Written request:
Pictures stay out of the copy; set down each line of the listing below exactly.

Raw data:
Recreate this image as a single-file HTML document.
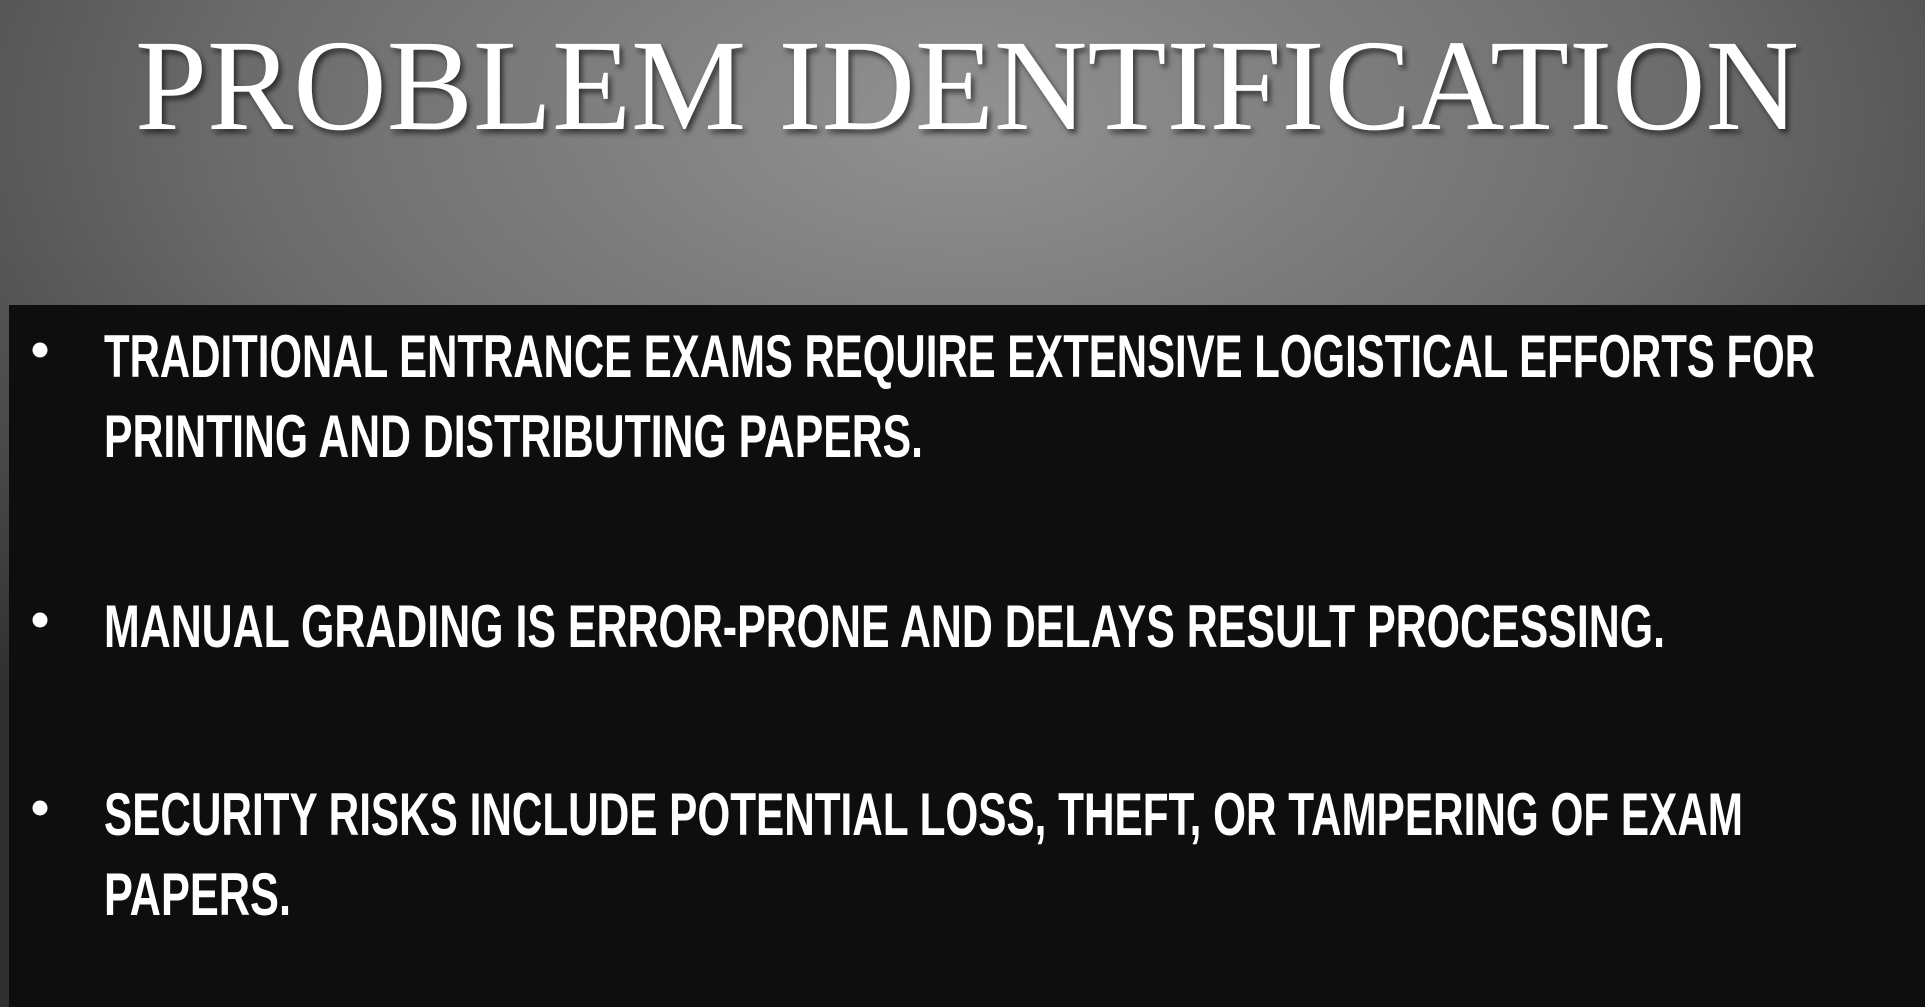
<!DOCTYPE html>
<html><head><meta charset="utf-8">
<style>
html,body{margin:0;padding:0;width:1925px;height:1007px;overflow:hidden;background:#444;}
svg{display:block}
</style></head>
<body>
<svg width="1925" height="1007" viewBox="0 0 1925 1007">
<defs>
<radialGradient id="bg" cx="0.5" cy="0.12" r="0.75" fx="0.5" fy="0.12">
<stop offset="0" stop-color="#929292"/>
<stop offset="0.5" stop-color="#6c6c6c"/>
<stop offset="1" stop-color="#303030"/>
</radialGradient>
<filter id="sh" x="-5%" y="-20%" width="110%" height="140%">
<feDropShadow dx="3" dy="4" stdDeviation="3" flood-color="#000" flood-opacity="0.6"/>
</filter>
</defs>
<rect x="0" y="0" width="1925" height="1007" fill="url(#bg)"/>
<rect x="9" y="305" width="1916" height="702" fill="#0e0e0e"/>
<text x="135" y="129" textLength="1664" lengthAdjust="spacingAndGlyphs" font-family="'Liberation Serif',serif" font-size="130" fill="#fff" filter="url(#sh)">PROBLEM IDENTIFICATION</text>
<g font-family="'Liberation Sans',sans-serif" font-weight="bold" font-size="60" fill="#fff">
<circle cx="40" cy="350" r="7.5" fill="#fff"/>
<text x="104" y="377" textLength="1711" lengthAdjust="spacingAndGlyphs">TRADITIONAL ENTRANCE EXAMS REQUIRE EXTENSIVE LOGISTICAL EFFORTS FOR</text>
<text x="104" y="457" textLength="819" lengthAdjust="spacingAndGlyphs">PRINTING AND DISTRIBUTING PAPERS.</text>
<circle cx="40" cy="620" r="7.5" fill="#fff"/>
<text x="104" y="647" textLength="1561" lengthAdjust="spacingAndGlyphs">MANUAL GRADING IS ERROR-PRONE AND DELAYS RESULT PROCESSING.</text>
<circle cx="40" cy="808" r="7.5" fill="#fff"/>
<text x="104" y="835" textLength="1639" lengthAdjust="spacingAndGlyphs">SECURITY RISKS INCLUDE POTENTIAL LOSS, THEFT, OR TAMPERING OF EXAM</text>
<text x="104" y="915" textLength="187" lengthAdjust="spacingAndGlyphs">PAPERS.</text>
</g>
</svg>
</body></html>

Result:
Recreate this image as a single-file HTML document.
<!DOCTYPE html>
<html><head><meta charset="utf-8">
<style>
html,body{margin:0;padding:0;width:1925px;height:1007px;overflow:hidden;background:#444;}
svg{display:block}
</style></head>
<body>
<svg width="1925" height="1007" viewBox="0 0 1925 1007">
<defs>
<radialGradient id="bg" cx="0.5" cy="0.12" r="0.75" fx="0.5" fy="0.12">
<stop offset="0" stop-color="#929292"/>
<stop offset="0.5" stop-color="#6c6c6c"/>
<stop offset="1" stop-color="#303030"/>
</radialGradient>
<filter id="sh" x="-5%" y="-20%" width="110%" height="140%">
<feDropShadow dx="3" dy="4" stdDeviation="3" flood-color="#000" flood-opacity="0.6"/>
</filter>
</defs>
<rect x="0" y="0" width="1925" height="1007" fill="url(#bg)"/>
<rect x="9" y="305" width="1916" height="702" fill="#0e0e0e"/>
<text x="135" y="129" textLength="1664" lengthAdjust="spacingAndGlyphs" font-family="'Liberation Serif',serif" font-size="130" fill="#fff" filter="url(#sh)">PROBLEM IDENTIFICATION</text>
<g font-family="'Liberation Sans',sans-serif" font-weight="bold" font-size="60" fill="#fff">
<circle cx="40" cy="350" r="7.5" fill="#fff"/>
<text x="104" y="377" textLength="1711" lengthAdjust="spacingAndGlyphs">TRADITIONAL ENTRANCE EXAMS REQUIRE EXTENSIVE LOGISTICAL EFFORTS FOR</text>
<text x="104" y="457" textLength="819" lengthAdjust="spacingAndGlyphs">PRINTING AND DISTRIBUTING PAPERS.</text>
<circle cx="40" cy="620" r="7.5" fill="#fff"/>
<text x="104" y="647" textLength="1561" lengthAdjust="spacingAndGlyphs">MANUAL GRADING IS ERROR-PRONE AND DELAYS RESULT PROCESSING.</text>
<circle cx="40" cy="808" r="7.5" fill="#fff"/>
<text x="104" y="835" textLength="1639" lengthAdjust="spacingAndGlyphs">SECURITY RISKS INCLUDE POTENTIAL LOSS, THEFT, OR TAMPERING OF EXAM</text>
<text x="104" y="915" textLength="187" lengthAdjust="spacingAndGlyphs">PAPERS.</text>
</g>
</svg>
</body></html>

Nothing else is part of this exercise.